◆ TASK GOAL
Leave out the pictures, and write out exactly the lines from the beginning of the material to the line holding "ctx.fillText(unitText, 10, 34);", that line included, and nothing else.

◆ SOURCE MATERIAL
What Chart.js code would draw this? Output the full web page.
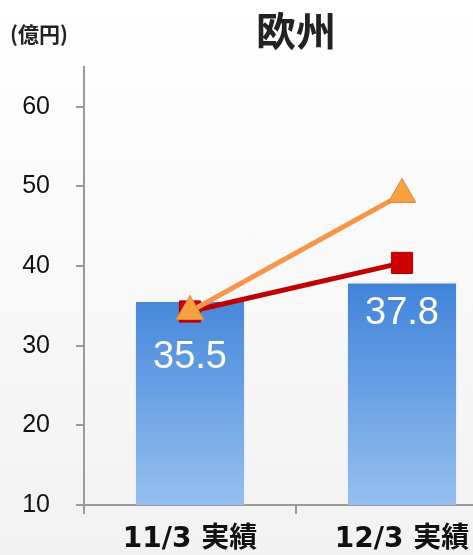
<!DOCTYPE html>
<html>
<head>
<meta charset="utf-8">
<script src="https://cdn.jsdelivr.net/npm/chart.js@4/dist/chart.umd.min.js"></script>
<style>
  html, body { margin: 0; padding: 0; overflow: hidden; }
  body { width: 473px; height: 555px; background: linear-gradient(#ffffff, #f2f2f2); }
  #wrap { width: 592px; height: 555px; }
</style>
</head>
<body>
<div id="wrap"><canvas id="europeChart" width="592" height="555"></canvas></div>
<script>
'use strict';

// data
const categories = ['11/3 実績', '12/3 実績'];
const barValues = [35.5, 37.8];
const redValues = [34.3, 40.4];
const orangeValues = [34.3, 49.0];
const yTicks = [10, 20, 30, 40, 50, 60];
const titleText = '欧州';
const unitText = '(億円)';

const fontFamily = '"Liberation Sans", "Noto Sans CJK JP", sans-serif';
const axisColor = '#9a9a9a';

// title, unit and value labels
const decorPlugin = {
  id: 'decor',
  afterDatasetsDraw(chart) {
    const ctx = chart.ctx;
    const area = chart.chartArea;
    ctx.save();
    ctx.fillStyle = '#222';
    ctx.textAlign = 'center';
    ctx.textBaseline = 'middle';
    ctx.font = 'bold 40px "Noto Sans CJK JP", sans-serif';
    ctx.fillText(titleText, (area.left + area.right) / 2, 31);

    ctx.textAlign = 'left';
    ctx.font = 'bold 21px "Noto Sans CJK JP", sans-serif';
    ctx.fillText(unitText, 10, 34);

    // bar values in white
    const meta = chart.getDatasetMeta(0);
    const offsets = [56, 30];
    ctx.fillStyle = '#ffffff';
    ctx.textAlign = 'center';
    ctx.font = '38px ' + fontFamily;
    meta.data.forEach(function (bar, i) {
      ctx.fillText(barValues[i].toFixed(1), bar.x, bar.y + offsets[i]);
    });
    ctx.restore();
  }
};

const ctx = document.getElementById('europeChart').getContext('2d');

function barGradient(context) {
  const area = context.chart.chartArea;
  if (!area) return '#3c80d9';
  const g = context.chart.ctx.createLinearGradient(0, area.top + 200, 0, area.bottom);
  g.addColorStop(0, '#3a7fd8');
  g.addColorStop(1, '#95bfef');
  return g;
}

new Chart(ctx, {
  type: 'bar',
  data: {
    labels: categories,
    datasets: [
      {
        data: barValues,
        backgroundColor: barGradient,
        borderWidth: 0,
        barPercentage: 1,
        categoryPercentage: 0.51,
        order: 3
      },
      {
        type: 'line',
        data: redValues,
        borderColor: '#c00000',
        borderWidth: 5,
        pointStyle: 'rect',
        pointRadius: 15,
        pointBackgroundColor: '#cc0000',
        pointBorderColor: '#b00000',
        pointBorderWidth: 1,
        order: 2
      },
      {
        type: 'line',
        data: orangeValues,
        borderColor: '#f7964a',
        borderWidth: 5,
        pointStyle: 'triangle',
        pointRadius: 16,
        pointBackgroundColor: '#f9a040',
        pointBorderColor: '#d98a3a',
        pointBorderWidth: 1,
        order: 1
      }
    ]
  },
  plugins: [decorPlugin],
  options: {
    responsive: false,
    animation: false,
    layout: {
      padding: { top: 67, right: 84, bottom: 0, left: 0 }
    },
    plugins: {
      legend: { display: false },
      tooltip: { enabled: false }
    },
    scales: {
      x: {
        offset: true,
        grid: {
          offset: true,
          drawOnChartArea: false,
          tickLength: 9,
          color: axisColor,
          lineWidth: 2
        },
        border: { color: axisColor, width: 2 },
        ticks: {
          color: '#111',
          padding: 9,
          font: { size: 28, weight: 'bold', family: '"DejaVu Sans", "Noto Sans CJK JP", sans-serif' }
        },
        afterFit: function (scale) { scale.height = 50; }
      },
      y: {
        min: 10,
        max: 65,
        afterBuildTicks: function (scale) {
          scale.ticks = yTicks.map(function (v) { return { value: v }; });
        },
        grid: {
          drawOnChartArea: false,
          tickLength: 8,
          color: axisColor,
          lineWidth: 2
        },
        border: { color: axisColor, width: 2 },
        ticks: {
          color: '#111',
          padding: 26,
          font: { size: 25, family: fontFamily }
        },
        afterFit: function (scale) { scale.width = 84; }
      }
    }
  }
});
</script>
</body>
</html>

◆ ANSWER FOR THIS EXERCISE
What Chart.js code would draw this? Output the full web page.
<!DOCTYPE html>
<html>
<head>
<meta charset="utf-8">
<script src="https://cdn.jsdelivr.net/npm/chart.js@4/dist/chart.umd.min.js"></script>
<style>
  html, body { margin: 0; padding: 0; overflow: hidden; }
  body { width: 473px; height: 555px; background: linear-gradient(#ffffff, #f2f2f2); }
  #wrap { width: 592px; height: 555px; }
</style>
</head>
<body>
<div id="wrap"><canvas id="europeChart" width="592" height="555"></canvas></div>
<script>
'use strict';

// data
const categories = ['11/3 実績', '12/3 実績'];
const barValues = [35.5, 37.8];
const redValues = [34.3, 40.4];
const orangeValues = [34.3, 49.0];
const yTicks = [10, 20, 30, 40, 50, 60];
const titleText = '欧州';
const unitText = '(億円)';

const fontFamily = '"Liberation Sans", "Noto Sans CJK JP", sans-serif';
const axisColor = '#9a9a9a';

// title, unit and value labels
const decorPlugin = {
  id: 'decor',
  afterDatasetsDraw(chart) {
    const ctx = chart.ctx;
    const area = chart.chartArea;
    ctx.save();
    ctx.fillStyle = '#222';
    ctx.textAlign = 'center';
    ctx.textBaseline = 'middle';
    ctx.font = 'bold 40px "Noto Sans CJK JP", sans-serif';
    ctx.fillText(titleText, (area.left + area.right) / 2, 31);

    ctx.textAlign = 'left';
    ctx.font = 'bold 21px "Noto Sans CJK JP", sans-serif';
    ctx.fillText(unitText, 10, 34);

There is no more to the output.